[Start of Provided material]
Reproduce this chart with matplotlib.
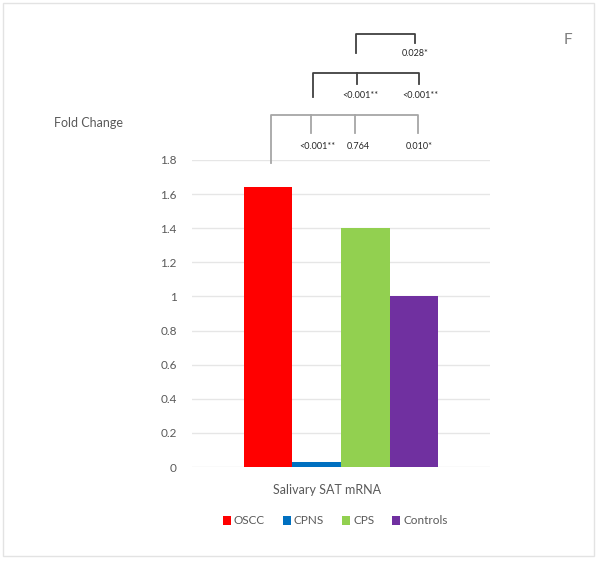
import matplotlib
matplotlib.use("Agg")
import matplotlib.pyplot as plt
from matplotlib.patches import Rectangle, Patch

plt.rcParams['font.family'] = ['Lato', 'DejaVu Sans']

categories = ["OSCC", "CPNS", "CPS", "Controls"]
values = [1.64, 0.03, 1.40, 1.00]
colors = ["#ff0000", "#0070c0", "#92d050", "#7030a0"]
yticks = [0, 0.2, 0.4, 0.6, 0.8, 1, 1.2, 1.4, 1.6, 1.8]
ytick_labels = ["0", "0.2", "0.4", "0.6", "0.8", "1", "1.2", "1.4", "1.6", "1.8"]
group_label = "Salivary SAT mRNA"
pvals_bottom = ["<0.001**", "0.764", "0.010*"]
pvals_middle = ["<0.001**", "<0.001**"]
pvals_top = ["0.028*"]

W, H = 601, 561
fig = plt.figure(figsize=(W / 100, H / 100), dpi=100)

def fx(px):
    return px / W

def fy(py):
    return 1 - py / H

ax = fig.add_axes([fx(192), fy(467), (490 - 192) / W, (467 - 160) / H])
xpos = [-1.5, -0.5, 0.5, 1.5]
for x, v, c, lab in zip(xpos, values, colors, categories):
    ax.bar(x, v, width=1.0, color=c, label=lab, zorder=3)
ax.set_xlim(-3.07, 3.07)
ax.set_ylim(0, 1.8)
ax.set_yticks(yticks)
ax.set_yticklabels(ytick_labels)
ax.set_xticks([])
ax.tick_params(axis='y', length=0, pad=11, labelsize=8.5, labelcolor="#595959")
for s in ax.spines.values():
    s.set_visible(False)
ax.grid(axis='y', color="#e6e6e6", linewidth=1, zorder=0)
ax.set_axisbelow(True)

# group label
fig.text(fx(327), fy(490), group_label, ha='center', va='center', fontsize=9, color="#595959")

# legend
handles = [Patch(facecolor=c, label=l) for c, l in zip(colors, categories)]
fig.legend(handles=handles, loc='center', bbox_to_anchor=(fx(335), fy(521)), ncol=4,
           frameon=False, fontsize=8.5, handlelength=0.7, handleheight=0.7,
           handletextpad=0.25, columnspacing=1.5, labelcolor="#595959")

# y label
fig.text(fx(54), fy(123), "Fold Change", ha='left', va='center', fontsize=9, color="#595959")
# panel letter
fig.text(fx(568), fy(40), "F", ha='center', va='center', fontsize=11, color="#7f7f7f")

# brackets (figure pixel coordinates)
def line(xs, ys, color, lw=1.3):
    fig.add_artist(plt.Line2D([fx(x) for x in xs], [fy(y) for y in ys], color=color, lw=lw))

light = "#a6a6a6"
dark = "#404040"
# bottom bracket
line([271, 271, 418, 418], [163, 115, 115, 133], light)
line([311, 311], [115, 133], light)
line([355, 355], [115, 133], light)
# middle bracket
line([313, 313, 419, 419], [97, 73, 73, 84], dark)
line([357, 357], [73, 84], dark)
# top bracket
line([356, 356, 415, 415], [53, 34, 34, 43], dark)

tk = dict(ha='center', va='center', fontsize=6.5, color="#262626")
for x, t in zip([317, 358, 419], pvals_bottom):
    fig.text(fx(x), fy(147), t, **tk)
for x, t in zip([360, 420], pvals_middle):
    fig.text(fx(x), fy(95), t, **tk)
for x, t in zip([415], pvals_top):
    fig.text(fx(x), fy(54), t, **tk)

# outer border
fig.add_artist(Rectangle((fx(2.5), fy(556)), fx(591), (556 - 2.5) / H, fill=False,
                         edgecolor="#e3e3e3", lw=1))

fig.savefig("out.png", dpi=100)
[End of Provided material]
> _Task details_: Copy out each line exactly, without the pictures.

> _Answer in full_:
Reproduce this chart with matplotlib.
import matplotlib
matplotlib.use("Agg")
import matplotlib.pyplot as plt
from matplotlib.patches import Rectangle, Patch

plt.rcParams['font.family'] = ['Lato', 'DejaVu Sans']

categories = ["OSCC", "CPNS", "CPS", "Controls"]
values = [1.64, 0.03, 1.40, 1.00]
colors = ["#ff0000", "#0070c0", "#92d050", "#7030a0"]
yticks = [0, 0.2, 0.4, 0.6, 0.8, 1, 1.2, 1.4, 1.6, 1.8]
ytick_labels = ["0", "0.2", "0.4", "0.6", "0.8", "1", "1.2", "1.4", "1.6", "1.8"]
group_label = "Salivary SAT mRNA"
pvals_bottom = ["<0.001**", "0.764", "0.010*"]
pvals_middle = ["<0.001**", "<0.001**"]
pvals_top = ["0.028*"]

W, H = 601, 561
fig = plt.figure(figsize=(W / 100, H / 100), dpi=100)

def fx(px):
    return px / W

def fy(py):
    return 1 - py / H

ax = fig.add_axes([fx(192), fy(467), (490 - 192) / W, (467 - 160) / H])
xpos = [-1.5, -0.5, 0.5, 1.5]
for x, v, c, lab in zip(xpos, values, colors, categories):
    ax.bar(x, v, width=1.0, color=c, label=lab, zorder=3)
ax.set_xlim(-3.07, 3.07)
ax.set_ylim(0, 1.8)
ax.set_yticks(yticks)
ax.set_yticklabels(ytick_labels)
ax.set_xticks([])
ax.tick_params(axis='y', length=0, pad=11, labelsize=8.5, labelcolor="#595959")
for s in ax.spines.values():
    s.set_visible(False)
ax.grid(axis='y', color="#e6e6e6", linewidth=1, zorder=0)
ax.set_axisbelow(True)

# group label
fig.text(fx(327), fy(490), group_label, ha='center', va='center', fontsize=9, color="#595959")

# legend
handles = [Patch(facecolor=c, label=l) for c, l in zip(colors, categories)]
fig.legend(handles=handles, loc='center', bbox_to_anchor=(fx(335), fy(521)), ncol=4,
           frameon=False, fontsize=8.5, handlelength=0.7, handleheight=0.7,
           handletextpad=0.25, columnspacing=1.5, labelcolor="#595959")

# y label
fig.text(fx(54), fy(123), "Fold Change", ha='left', va='center', fontsize=9, color="#595959")
# panel letter
fig.text(fx(568), fy(40), "F", ha='center', va='center', fontsize=11, color="#7f7f7f")

# brackets (figure pixel coordinates)
def line(xs, ys, color, lw=1.3):
    fig.add_artist(plt.Line2D([fx(x) for x in xs], [fy(y) for y in ys], color=color, lw=lw))

light = "#a6a6a6"
dark = "#404040"
# bottom bracket
line([271, 271, 418, 418], [163, 115, 115, 133], light)
line([311, 311], [115, 133], light)
line([355, 355], [115, 133], light)
# middle bracket
line([313, 313, 419, 419], [97, 73, 73, 84], dark)
line([357, 357], [73, 84], dark)
# top bracket
line([356, 356, 415, 415], [53, 34, 34, 43], dark)

tk = dict(ha='center', va='center', fontsize=6.5, color="#262626")
for x, t in zip([317, 358, 419], pvals_bottom):
    fig.text(fx(x), fy(147), t, **tk)
for x, t in zip([360, 420], pvals_middle):
    fig.text(fx(x), fy(95), t, **tk)
for x, t in zip([415], pvals_top):
    fig.text(fx(x), fy(54), t, **tk)

# outer border
fig.add_artist(Rectangle((fx(2.5), fy(556)), fx(591), (556 - 2.5) / H, fill=False,
                         edgecolor="#e3e3e3", lw=1))

fig.savefig("out.png", dpi=100)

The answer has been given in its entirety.